Emissions data were collected using a portable emission measurement system (PEMS) from three transit buses fueled with regular diesel (B0), 10% biodiesel (B10) and 20% biodiesel (B20). At an interval of one second, NO_x, HC, CO, CO₂ and particulate matter (PM) were recorded along with speed, acceleration, other engine parameters, and number of passengers for all the nine bus-fuel combinations. Emissions were found to exhibit auto-correlation and non-normal distributions, which necessitated a binning-based approach and the use of non-parametric statistics respectively for data analysis. Emission rates were not proportional to percentage of biodiesel. This was also seen when the same batch of biodiesel was tested using a dynamometer. Therefore, B10 and B20 were evaluated separately. The commonly used VSP formula was modified to account for passenger weight and load imparted by the use of air-conditioning. Emissions from each fuel were binned by speed and vehicle specific power (VSP). Emissions from each fuel were grouped by VSP into three bins.

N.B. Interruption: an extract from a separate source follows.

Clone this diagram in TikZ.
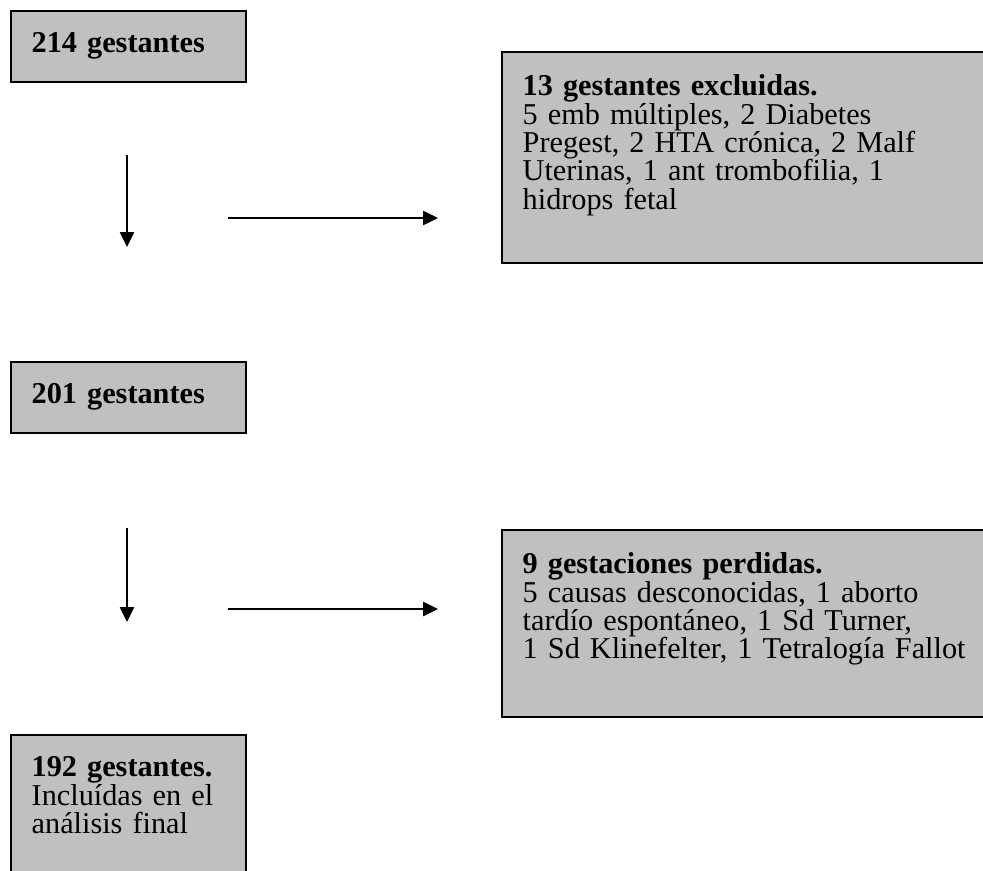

Emissions varied monotonically with VSP. Further, no significant change in result was obtained upon using the new formula. Statistical tests were performed to compare emissions from B10 and B20 to B0. Evaluation of B10 revealed that NO_x, HC, CO, and CO₂ emission rates decreased for Tier-1 buses. For Tier-2 bus, NO_x, HC, CO₂ and PM emission rates increased while CO emission rates decreased. With B20, HC and PM emission rates decreased for all the buses. NO_x and CO, CO₂ results were contradictory. Decrease in PM emissions is very significant particularly for heavy duty vehicles in terms of freight demand. Decrease in HC is not significant for diesel engines. Likewise, inconsistency in CO emissions is also immaterial while inconsistency in NO_x emissions supports previous researches.